• _Task to carry out_: Pictures in the entries below are excluded; copy only the lines from the one containing "Write the D3.js code for this chart." to the one containing "const xTicks = [0, 30, 60, 90, 120, 150, 180];", both included.

(Items listed in a dataset)
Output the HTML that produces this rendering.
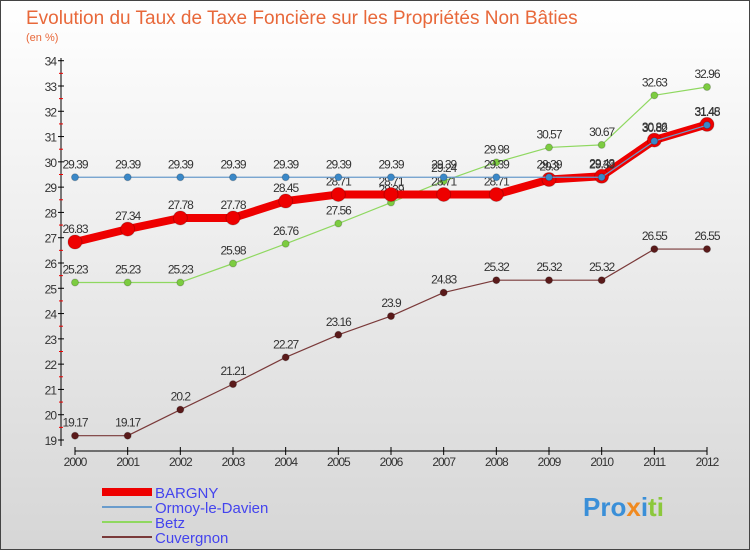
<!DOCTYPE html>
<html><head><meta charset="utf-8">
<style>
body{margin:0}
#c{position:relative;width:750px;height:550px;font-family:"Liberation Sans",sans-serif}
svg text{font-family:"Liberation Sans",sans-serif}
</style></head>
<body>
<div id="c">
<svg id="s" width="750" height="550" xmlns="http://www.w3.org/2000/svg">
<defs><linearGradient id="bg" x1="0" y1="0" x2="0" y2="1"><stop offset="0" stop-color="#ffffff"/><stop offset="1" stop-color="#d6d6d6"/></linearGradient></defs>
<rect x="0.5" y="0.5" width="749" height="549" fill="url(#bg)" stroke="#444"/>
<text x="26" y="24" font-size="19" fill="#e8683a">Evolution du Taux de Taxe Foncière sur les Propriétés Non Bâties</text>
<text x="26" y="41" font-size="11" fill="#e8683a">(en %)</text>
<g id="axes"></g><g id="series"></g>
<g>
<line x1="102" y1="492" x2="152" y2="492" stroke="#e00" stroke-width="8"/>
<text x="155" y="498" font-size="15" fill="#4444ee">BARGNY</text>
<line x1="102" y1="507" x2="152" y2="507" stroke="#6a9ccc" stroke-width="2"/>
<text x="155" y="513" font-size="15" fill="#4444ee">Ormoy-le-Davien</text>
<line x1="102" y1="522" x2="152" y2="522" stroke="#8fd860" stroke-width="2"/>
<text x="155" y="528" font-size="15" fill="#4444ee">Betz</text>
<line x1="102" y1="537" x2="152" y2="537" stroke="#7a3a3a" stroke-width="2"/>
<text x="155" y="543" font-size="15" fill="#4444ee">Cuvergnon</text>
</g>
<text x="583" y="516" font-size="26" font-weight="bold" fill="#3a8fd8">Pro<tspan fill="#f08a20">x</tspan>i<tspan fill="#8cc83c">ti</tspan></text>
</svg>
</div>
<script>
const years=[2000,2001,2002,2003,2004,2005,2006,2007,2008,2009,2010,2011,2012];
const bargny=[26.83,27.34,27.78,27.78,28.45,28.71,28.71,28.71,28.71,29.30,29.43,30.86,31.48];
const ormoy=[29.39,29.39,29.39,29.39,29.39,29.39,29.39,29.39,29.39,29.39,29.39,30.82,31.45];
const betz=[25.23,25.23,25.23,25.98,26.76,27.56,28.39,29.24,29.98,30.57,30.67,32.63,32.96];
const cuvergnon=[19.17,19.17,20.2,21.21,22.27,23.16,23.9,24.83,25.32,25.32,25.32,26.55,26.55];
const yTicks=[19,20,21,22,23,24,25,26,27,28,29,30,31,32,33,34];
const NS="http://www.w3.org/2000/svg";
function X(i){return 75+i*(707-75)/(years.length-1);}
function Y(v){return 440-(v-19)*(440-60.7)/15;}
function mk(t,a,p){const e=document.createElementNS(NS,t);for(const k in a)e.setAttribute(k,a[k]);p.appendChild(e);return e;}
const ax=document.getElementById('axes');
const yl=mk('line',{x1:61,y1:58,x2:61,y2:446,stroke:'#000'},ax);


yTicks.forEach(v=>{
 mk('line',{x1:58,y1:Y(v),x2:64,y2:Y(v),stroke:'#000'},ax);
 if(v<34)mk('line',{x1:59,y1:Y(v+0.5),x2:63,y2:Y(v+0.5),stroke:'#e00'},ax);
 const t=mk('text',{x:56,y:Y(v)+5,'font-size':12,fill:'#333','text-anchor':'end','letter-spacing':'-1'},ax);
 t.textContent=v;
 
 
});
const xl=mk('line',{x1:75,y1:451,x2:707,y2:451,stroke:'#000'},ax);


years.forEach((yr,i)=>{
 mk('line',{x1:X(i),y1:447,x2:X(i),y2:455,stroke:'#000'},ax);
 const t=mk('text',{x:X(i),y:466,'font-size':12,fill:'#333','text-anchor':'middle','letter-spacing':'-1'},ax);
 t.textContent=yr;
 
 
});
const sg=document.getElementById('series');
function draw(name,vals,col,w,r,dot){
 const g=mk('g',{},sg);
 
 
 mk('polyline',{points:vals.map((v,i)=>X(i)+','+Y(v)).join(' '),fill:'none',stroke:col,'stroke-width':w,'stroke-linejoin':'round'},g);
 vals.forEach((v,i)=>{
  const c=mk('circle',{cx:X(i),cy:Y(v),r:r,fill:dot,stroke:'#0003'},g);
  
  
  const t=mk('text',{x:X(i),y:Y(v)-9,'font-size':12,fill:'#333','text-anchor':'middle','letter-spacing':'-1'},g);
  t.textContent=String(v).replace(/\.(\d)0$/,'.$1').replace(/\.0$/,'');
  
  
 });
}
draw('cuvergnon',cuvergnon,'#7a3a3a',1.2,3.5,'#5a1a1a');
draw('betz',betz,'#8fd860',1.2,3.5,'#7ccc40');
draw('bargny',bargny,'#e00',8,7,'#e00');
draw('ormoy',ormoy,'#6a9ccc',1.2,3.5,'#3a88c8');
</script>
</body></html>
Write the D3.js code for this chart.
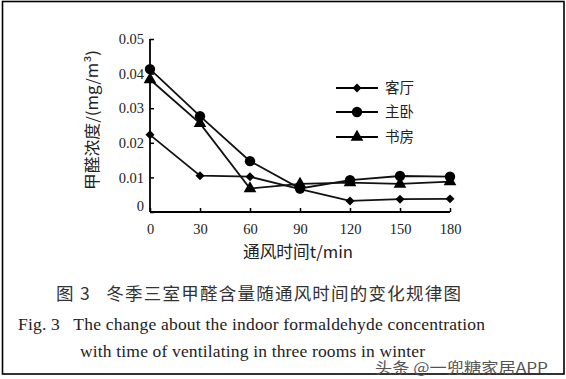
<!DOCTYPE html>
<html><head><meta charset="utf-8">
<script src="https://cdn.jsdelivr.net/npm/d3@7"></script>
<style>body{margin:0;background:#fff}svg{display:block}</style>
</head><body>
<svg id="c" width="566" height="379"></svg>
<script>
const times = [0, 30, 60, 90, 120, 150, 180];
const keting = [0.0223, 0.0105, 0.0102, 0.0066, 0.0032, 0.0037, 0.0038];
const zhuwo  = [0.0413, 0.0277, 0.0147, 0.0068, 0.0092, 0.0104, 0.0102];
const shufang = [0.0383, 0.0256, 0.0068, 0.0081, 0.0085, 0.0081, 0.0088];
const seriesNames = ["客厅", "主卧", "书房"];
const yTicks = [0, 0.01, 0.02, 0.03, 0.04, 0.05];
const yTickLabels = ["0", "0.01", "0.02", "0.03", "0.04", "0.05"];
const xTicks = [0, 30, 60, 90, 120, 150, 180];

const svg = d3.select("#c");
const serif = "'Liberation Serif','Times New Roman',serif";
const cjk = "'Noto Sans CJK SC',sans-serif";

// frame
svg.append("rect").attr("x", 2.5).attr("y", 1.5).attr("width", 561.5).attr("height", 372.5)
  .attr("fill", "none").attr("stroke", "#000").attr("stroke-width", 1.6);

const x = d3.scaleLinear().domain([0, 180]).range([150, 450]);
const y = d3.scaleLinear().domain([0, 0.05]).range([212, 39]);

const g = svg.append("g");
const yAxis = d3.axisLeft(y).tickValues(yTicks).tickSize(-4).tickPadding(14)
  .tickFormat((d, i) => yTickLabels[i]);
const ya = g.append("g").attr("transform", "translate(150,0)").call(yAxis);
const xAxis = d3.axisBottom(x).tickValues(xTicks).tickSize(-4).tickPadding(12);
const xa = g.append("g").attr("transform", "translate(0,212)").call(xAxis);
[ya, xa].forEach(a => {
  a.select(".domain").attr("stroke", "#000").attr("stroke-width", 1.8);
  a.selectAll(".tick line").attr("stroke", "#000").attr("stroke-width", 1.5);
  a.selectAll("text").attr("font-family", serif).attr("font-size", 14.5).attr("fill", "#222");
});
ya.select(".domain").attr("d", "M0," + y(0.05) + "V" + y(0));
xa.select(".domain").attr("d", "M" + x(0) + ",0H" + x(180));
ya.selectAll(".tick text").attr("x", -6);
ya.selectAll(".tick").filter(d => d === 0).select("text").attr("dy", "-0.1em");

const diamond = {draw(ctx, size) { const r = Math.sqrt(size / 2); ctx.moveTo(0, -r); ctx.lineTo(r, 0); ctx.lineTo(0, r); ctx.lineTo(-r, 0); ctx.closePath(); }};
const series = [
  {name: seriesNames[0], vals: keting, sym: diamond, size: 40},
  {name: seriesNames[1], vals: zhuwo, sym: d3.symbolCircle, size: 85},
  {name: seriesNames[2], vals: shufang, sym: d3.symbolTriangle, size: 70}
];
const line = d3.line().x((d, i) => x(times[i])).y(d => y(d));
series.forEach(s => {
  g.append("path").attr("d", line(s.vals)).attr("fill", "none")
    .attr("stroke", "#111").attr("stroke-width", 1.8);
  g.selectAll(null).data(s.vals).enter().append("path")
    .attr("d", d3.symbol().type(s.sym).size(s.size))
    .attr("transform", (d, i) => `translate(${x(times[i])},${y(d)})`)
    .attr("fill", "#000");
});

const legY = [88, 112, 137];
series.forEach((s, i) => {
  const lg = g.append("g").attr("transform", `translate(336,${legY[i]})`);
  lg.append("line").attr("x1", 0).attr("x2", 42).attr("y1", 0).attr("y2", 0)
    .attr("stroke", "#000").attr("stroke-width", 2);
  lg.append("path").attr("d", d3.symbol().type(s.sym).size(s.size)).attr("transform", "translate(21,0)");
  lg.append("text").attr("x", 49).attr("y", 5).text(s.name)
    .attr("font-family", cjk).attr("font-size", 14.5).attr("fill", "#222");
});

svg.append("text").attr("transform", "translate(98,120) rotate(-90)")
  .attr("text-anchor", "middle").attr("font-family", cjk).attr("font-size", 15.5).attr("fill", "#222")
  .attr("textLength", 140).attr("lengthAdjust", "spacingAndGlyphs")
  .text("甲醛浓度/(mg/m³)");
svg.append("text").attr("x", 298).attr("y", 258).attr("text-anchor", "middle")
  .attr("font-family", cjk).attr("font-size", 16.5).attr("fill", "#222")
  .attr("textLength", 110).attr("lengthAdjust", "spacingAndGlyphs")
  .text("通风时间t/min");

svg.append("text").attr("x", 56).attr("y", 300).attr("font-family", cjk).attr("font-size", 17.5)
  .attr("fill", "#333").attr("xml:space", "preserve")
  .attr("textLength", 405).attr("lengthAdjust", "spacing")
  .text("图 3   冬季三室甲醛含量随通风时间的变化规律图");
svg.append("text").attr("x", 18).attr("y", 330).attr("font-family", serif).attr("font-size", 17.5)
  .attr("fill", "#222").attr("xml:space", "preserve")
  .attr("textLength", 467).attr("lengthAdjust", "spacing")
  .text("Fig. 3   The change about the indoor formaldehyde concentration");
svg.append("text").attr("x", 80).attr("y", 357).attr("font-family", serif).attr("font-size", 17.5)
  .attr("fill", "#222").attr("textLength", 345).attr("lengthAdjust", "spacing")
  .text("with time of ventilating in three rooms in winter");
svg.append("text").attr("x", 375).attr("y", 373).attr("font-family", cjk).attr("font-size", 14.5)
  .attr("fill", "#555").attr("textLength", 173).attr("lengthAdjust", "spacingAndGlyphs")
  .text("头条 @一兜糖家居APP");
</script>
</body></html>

• _Complete output_:
Write the D3.js code for this chart.
<!DOCTYPE html>
<html><head><meta charset="utf-8">
<script src="https://cdn.jsdelivr.net/npm/d3@7"></script>
<style>body{margin:0;background:#fff}svg{display:block}</style>
</head><body>
<svg id="c" width="566" height="379"></svg>
<script>
const times = [0, 30, 60, 90, 120, 150, 180];
const keting = [0.0223, 0.0105, 0.0102, 0.0066, 0.0032, 0.0037, 0.0038];
const zhuwo  = [0.0413, 0.0277, 0.0147, 0.0068, 0.0092, 0.0104, 0.0102];
const shufang = [0.0383, 0.0256, 0.0068, 0.0081, 0.0085, 0.0081, 0.0088];
const seriesNames = ["客厅", "主卧", "书房"];
const yTicks = [0, 0.01, 0.02, 0.03, 0.04, 0.05];
const yTickLabels = ["0", "0.01", "0.02", "0.03", "0.04", "0.05"];
const xTicks = [0, 30, 60, 90, 120, 150, 180];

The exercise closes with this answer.